最終章
終章その1 バーの準備
さて、ここまでお読み下さった方々、誠に有難う御座います。そろそろ当コラムも大詰めに入って来ています。そこで最後のお話として、その1とその2で、〆とさせて頂きたく思います。
まず、宅飲みでも宴会の臨時バーテンダーでも必要な、『準備』からお話しようと思います。様々な仕事や趣味がありますが、すべからく何事も『段取り8割』と申します。準備をキッチリやって初めて、良いモノが作られる訳ですね。
バーテンダーの準備と言いますと、五つの項目が挙げられるそうです。
こんなお酒があるこんなカクテルがあると『覚えておく』。
宅飲みでも宴会でも『事前に試して作ってみる』。
本職のバーテンダーでしたら、生の果実や果汁やシロップを用意しておかなければならないですから、それらの『仕込みをする』。
カクテルを作ってもらって飲むという行為自体が非日常なので、非日常を演出するために『テクニックを磨いておく』。

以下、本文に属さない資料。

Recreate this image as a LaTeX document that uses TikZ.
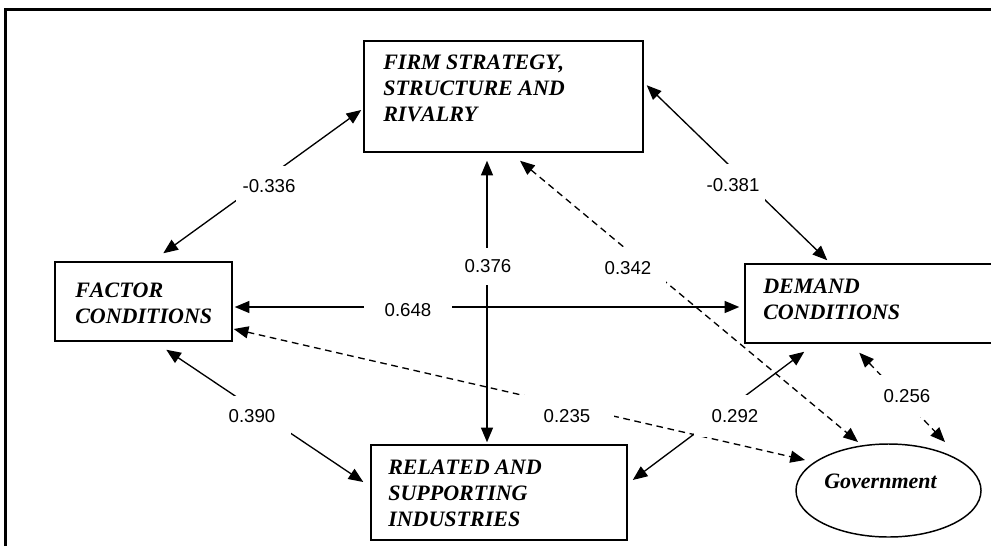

それらの準備ができた状態で、こんな飲み方がありますよ、などの『提案をする』。
以上が、バーテンダーがする準備だと言われています。さすがにただの宅飲みの集まりで、ここまで準備をしてきたら、「変わり者だなぁ」と変な顔をされてしまうかも知れません。そこは臨機応変に。
しかしやっておく意味はあると思います。
以前にある宴会にて、私がバーテンダーとしてカクテルメイクをしていた時の事。ある参加者さんから、
「この人はお酒が飲めない。しかし、お酒を飲んでいる雰囲気を味わってもらいたい。何かいいカクテルはないか?」
と無茶振りされ、さて困ったぞと頭の中をフル稼働させて出てきたカクテルは、
「ウイスキーのテイスティンググラスを使い、内側をジンで濡らして余分な液は捨て、縁はレモン果汁で湿らせて塩を付ける『スノースタイル』にし、グレープフルーツジュースのみを注いで提供をする」
という事をして、お酒の香りは感じつつもアルコールは極端に低く抑えた、そんなカクテルを即興で作ったのです。
一応、そのカクテルは好評だったようです。ちゃんとした感想は聞けませんでしたが。
そんなアクシデントみたいなものもたまにはありますので、自分の中の引き出しは多く持っていた方が良いですね。
そして私ですらそのような即興カクテルが作れるのですから、本職のバーテンダーさんはもっと準備に力を入れているはずです。そういった「裏の努力」に思いを馳せて、バーの扉を開けてみて下さい。きっと期待を裏切らない、美味しいお酒が飲めると思います。
カクテルの深淵の縁へようこそ。